New Delhi: Notwithstanding the slight decline in Wholesale Price Index (WPI) inflation in October, inflationary pressures are likely to continue in the months ahead and may touch 8.2 per cent by the year end, says a report. According to a research note by Morgan Stanley, WPI inflation is likely to accelerate to around 8-8.2 per cent by December 2012 before moderating to the 7-7.5 per cent level by the quarter ended March 2013.

Though the provisional WPI inflation for October has decelerated to 7.45 per cent, but going by the trend of revision in the past months, the final number could be closer to 8 per cent, Morgan Stanley said. The WPI Inflation declined marginally to 7.45 per cent in October, from 7.81 per cent in September.

WPI inflation has remained above the Reserve Bank of India's comfort zone of 5-5.5 per cent for the past 35 months now. Moreover, the moderation in the price rise comes amid a string of bad data including the contraction in industrial output, and decline in exports along with rise in retail inflation, dampening hopes of an early economic revival.

"Given the central bank's guidance for monetary policy stance in its last monetary policy review on October 30, we believe that policy rates will remain on hold until the end of 2012, with easing to start in Q1-2013," the research note said. Though inflation rates are likely to show some moderation in the fourth quarter of this fiscal year, but it is still expected to be way ahead of the Reserve Bank's comfort zone and thus the RBI would have limited room for policy easing.

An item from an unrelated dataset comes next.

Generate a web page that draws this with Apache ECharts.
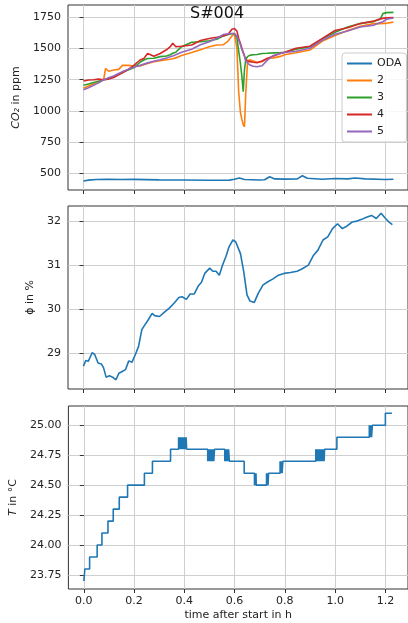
<!DOCTYPE html>
<html><head><meta charset="utf-8">
<script src="https://cdn.jsdelivr.net/npm/echarts@6/dist/echarts.min.js"></script>
<style>html,body{margin:0;padding:0;background:#fff}#c{width:408px;height:623px}</style>
</head><body><div id="c"></div>
<script>
// ---- data ----
const co2Time = [0,0.02,0.04,0.06,0.08,0.088,0.1,0.12,0.14,0.155,
  0.18,0.2,0.225,0.24,0.255,0.28,0.305,0.33,0.345,0.355,
  0.367,0.39,0.43,0.465,0.5,0.53,0.555,0.575,0.59,0.6,
  0.61,0.617,0.624,0.63,0.635,0.64,0.645,0.652,0.66,0.675,
  0.69,0.71,0.73,0.755,0.78,0.8,0.845,0.9,0.95,1.0,
  1.05,1.1,1.155,1.18,1.19,1.205,1.232];
const co2S2 = [1181,1200,1215,1230,1250,1340,1318,1328,1333,1365,
  1365,1360,1360,1370,1380,1395,1402,1410,1414,1418,
  1425,1445,1468,1490,1515,1528,1530,1560,1600,1620,
  1500,1150,985,930,890,873,1140,1385,1410,1400,
  1390,1395,1420,1425,1435,1450,1466,1488,1560,1605,
  1645,1678,1700,1700,1702,1702,1712];
const co2S3 = [1205,1215,1228,1238,1250,1253,1260,1275,1295,1310,
  1330,1345,1390,1408,1420,1422,1435,1440,1450,1462,
  1470,1515,1550,1555,1563,1575,1600,1612,1618,1620,
  1585,1480,1380,1270,1154,1330,1410,1435,1445,1450,
  1452,1460,1462,1465,1466,1470,1495,1515,1580,1630,
  1672,1700,1718,1735,1780,1788,1790];
const co2S4 = [1240,1248,1250,1255,1250,1252,1255,1268,1290,1305,
  1335,1365,1408,1420,1460,1438,1460,1490,1515,1542,
  1515,1518,1528,1565,1580,1590,1600,1615,1655,1660,
  1640,1580,1540,1500,1470,1440,1410,1400,1395,1390,
  1386,1400,1420,1440,1458,1470,1502,1518,1582,1645,
  1666,1700,1720,1738,1742,1746,1748];
const co2S5 = [1170,1185,1205,1225,1250,1255,1265,1280,1300,1315,
  1335,1350,1365,1375,1385,1398,1410,1425,1435,1440,
  1450,1470,1494,1530,1555,1582,1612,1618,1620,1620,
  1600,1565,1530,1490,1465,1440,1400,1385,1370,1358,
  1354,1362,1405,1445,1460,1468,1478,1502,1568,1614,
  1640,1672,1688,1708,1715,1735,1745];
const odaTime = [0,0.02,0.05,0.1,0.15,0.2,0.3,0.4,0.5,0.58,0.6,0.62,0.64,0.7,0.72,0.74,0.76,0.8,0.85,0.87,0.89,0.95,1.0,1.05,1.08,1.12,1.2,1.232];
const odaCO2 = [438,445,450,452,450,451,447,446,444,445,452,462,450,446,448,472,455,453,455,480,460,452,458,455,462,455,450,452];

const phiTime = [0,0.009,0.019,0.035,0.045,0.058,0.071,0.08,0.09,0.103,
  0.116,0.129,0.141,0.154,0.167,0.18,0.193,0.206,0.219,0.232,
  0.244,0.257,0.273,0.283,0.302,0.322,0.341,0.36,0.379,0.392,
  0.409,0.424,0.44,0.457,0.469,0.482,0.502,0.514,0.527,0.54,
  0.553,0.566,0.579,0.594,0.605,0.624,0.637,0.65,0.662,0.679,
  0.695,0.714,0.733,0.752,0.772,0.797,0.823,0.849,0.868,0.894,
  0.913,0.932,0.952,0.971,0.99,1.01,1.029,1.048,1.068,1.087,
  1.106,1.125,1.145,1.164,1.183,1.199,1.216,1.228];
const phiVal = [28.71,28.84,28.82,29.02,28.97,28.78,28.76,28.67,28.46,28.49,
  28.46,28.40,28.55,28.59,28.63,28.83,28.80,28.97,29.16,29.54,
  29.65,29.76,29.91,29.86,29.84,29.94,30.03,30.14,30.27,30.29,
  30.23,30.35,30.35,30.54,30.62,30.82,30.94,30.87,30.87,30.78,
  31.01,31.20,31.43,31.58,31.54,31.27,30.86,30.33,30.19,30.16,
  30.37,30.56,30.63,30.69,30.77,30.82,30.84,30.87,30.92,31.01,
  31.22,31.35,31.58,31.65,31.84,31.95,31.84,31.90,31.99,32.01,
  32.05,32.10,32.14,32.07,32.19,32.08,31.98,31.93];

const tempTime = [0,0.004,0.023,0.053,0.072,0.096,0.117,0.141,0.174,0.241,0.273,0.345,
  0.377,0.380,0.383,0.386,0.389,0.392,0.395,0.398,0.401,0.404,0.407,0.409,
  0.493,0.496,0.499,0.502,0.505,0.508,0.511,0.514,0.517,0.520,
  0.561,0.564,0.567,0.570,0.573,0.576,0.579,0.583,
  0.638,
  0.679,0.681,0.683,0.685,0.686,
  0.727,0.729,0.731,0.733,0.735,
  0.781,0.783,0.786,0.789,0.792,
  0.923,0.926,0.929,0.932,0.935,0.938,0.941,0.944,0.947,0.950,0.953,0.956,0.958,
  1.007,
  1.136,1.139,1.142,1.145,1.148,1.151,
  1.200,1.226];
const tempVal = [23.7,23.8,23.9,24.0,24.1,24.2,24.3,24.4,24.5,24.6,24.7,24.8,
  24.9,24.8,24.9,24.8,24.9,24.8,24.9,24.8,24.9,24.8,24.9,24.8,
  24.7,24.8,24.7,24.8,24.7,24.8,24.7,24.8,24.7,24.8,
  24.7,24.8,24.7,24.8,24.7,24.8,24.7,24.7,
  24.6,
  24.5,24.6,24.5,24.6,24.5,
  24.6,24.5,24.6,24.5,24.6,
  24.7,24.6,24.7,24.6,24.7,
  24.8,24.7,24.8,24.7,24.8,24.7,24.8,24.7,24.8,24.7,24.8,24.7,24.8,
  24.9,
  25.0,24.9,25.0,24.9,25.0,25.0,
  25.1,25.1];

const xTicks = [0,0.2,0.4,0.6,0.8,1.0,1.2];
const co2Ticks = [500,750,1000,1250,1500,1750];
const phiTicks = [29,30,31,32];
const tempTicks = [23.75,24.0,24.25,24.5,24.75,25.0];
const legendNames = ['ODA','2','3','4','5'];
const colors = ['#1f77b4','#ff7f0e','#2ca02c','#d62728','#9467bd'];

// ---- chart ----
const FONT = 'DejaVu Sans';
const zip = (a,b) => a.map((v,i)=>[v,b[i]]);
const gridLine = {show:true, lineStyle:{color:'#cfcfcf', width:1}};
const txt = {color:'#222', fontSize:11, fontFamily:FONT};

function xAxis(idx, labels){
  return {
    type:'value', gridIndex:idx, min:-0.0615, max:1.29,
    axisLine:{show:false},
    axisTick:{show:true, customValues:xTicks, length:4, lineStyle:{color:'#333'}},
    axisLabel:Object.assign({show:labels, customValues:xTicks, margin:7, formatter:v=>v.toFixed(1)}, txt),
    splitLine:gridLine,
    name: labels ? 'time after start in h' : '',
    nameLocation:'middle', nameGap:21,
    nameTextStyle:Object.assign({}, txt)
  };
}
function yAxis(idx, min, max, ticks, fmt, name, gap, rich){
  return {
    type:'value', gridIndex:idx, min:min, max:max,
    axisLine:{show:false},
    axisTick:{show:true, customValues:ticks, length:4, lineStyle:{color:'#333'}},
    axisLabel:Object.assign({customValues:ticks, margin:7, formatter:fmt}, txt),
    splitLine:gridLine,
    name:name, nameLocation:'middle', nameGap:gap, nameRotate:90,
    nameTextStyle:Object.assign({rich:rich||{}}, txt)
  };
}

const chart = echarts.init(document.getElementById('c'), null, {renderer:'canvas'});
const lineSeries = (name, data, color, xi, yi, extra) => Object.assign({
  type:'line', name:name, data:data, xAxisIndex:xi, yAxisIndex:yi,
  symbol:'none', showSymbol:false, animation:false,
  lineStyle:{color:color, width:1.6}, itemStyle:{color:color}
}, extra||{});

const co2Sets = [zip(odaTime, odaCO2), zip(co2Time, co2S2), zip(co2Time, co2S3), zip(co2Time, co2S4), zip(co2Time, co2S5)];
const italic = {i:{fontStyle:'italic', fontFamily:FONT, fontSize:11, color:'#222'}};

chart.setOption({
  animation:false,
  backgroundColor:'#fff',
  title:{text:'S#004', left:185, top:1, textStyle:{fontFamily:FONT, fontSize:16, fontWeight:'normal', color:'#111'}},
  legend:{
    data:legendNames, orient:'vertical', left:342, top:53,
    icon:'path://M0,0H25V2H0Z',
    itemWidth:25, itemHeight:13, itemGap:4, padding:[4,5,4,5],
    backgroundColor:'rgba(255,255,255,0.85)', borderColor:'#cccccc', borderWidth:1, borderRadius:3,
    textStyle:Object.assign({lineHeight:13}, txt)
  },
  grid:[
    {left:68, top:5, width:349, height:185, show:true, borderColor:'#333', borderWidth:1, backgroundColor:'transparent'},
    {left:68, top:206, width:349, height:183, show:true, borderColor:'#333', borderWidth:1, backgroundColor:'transparent'},
    {left:68, top:406, width:349, height:183, show:true, borderColor:'#333', borderWidth:1, backgroundColor:'transparent'}
  ],
  xAxis:[xAxis(0,false), xAxis(1,false), xAxis(2,true)],
  yAxis:[
    yAxis(0, 366, 1849, co2Ticks, v=>String(v), '{i|CO₂} in ppm', 38, italic),
    yAxis(1, 28.19, 32.354, phiTicks, v=>String(v), 'ϕ in %', 22),
    yAxis(2, 23.633, 25.161, tempTicks, v=>v.toFixed(2), '{i|T} in °C', 39, italic)
  ],
  series: legendNames.map((n,i)=>lineSeries(n, co2Sets[i], colors[i], 0, 0))
    .concat([
      lineSeries('phi', zip(phiTime, phiVal), colors[0], 1, 1),
      lineSeries('T', zip(tempTime, tempVal), colors[0], 2, 2, {step:'end'})
    ])
});
</script></body></html>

"We believe that even as inflation starts to ease from Q1-2013, it may remain above the RBI s comfort zone for longer. Hence, we expect policy easing to be limited to about 50-75bps in 2013," Morgan Stanley said. According to the report, at a time when macro stability indicators remain challenging, monetary policy easing is a less effective tool to revive growth. "We believe that policy reforms that help to correct the bad growth mix issue will be key to reviving growth." it said.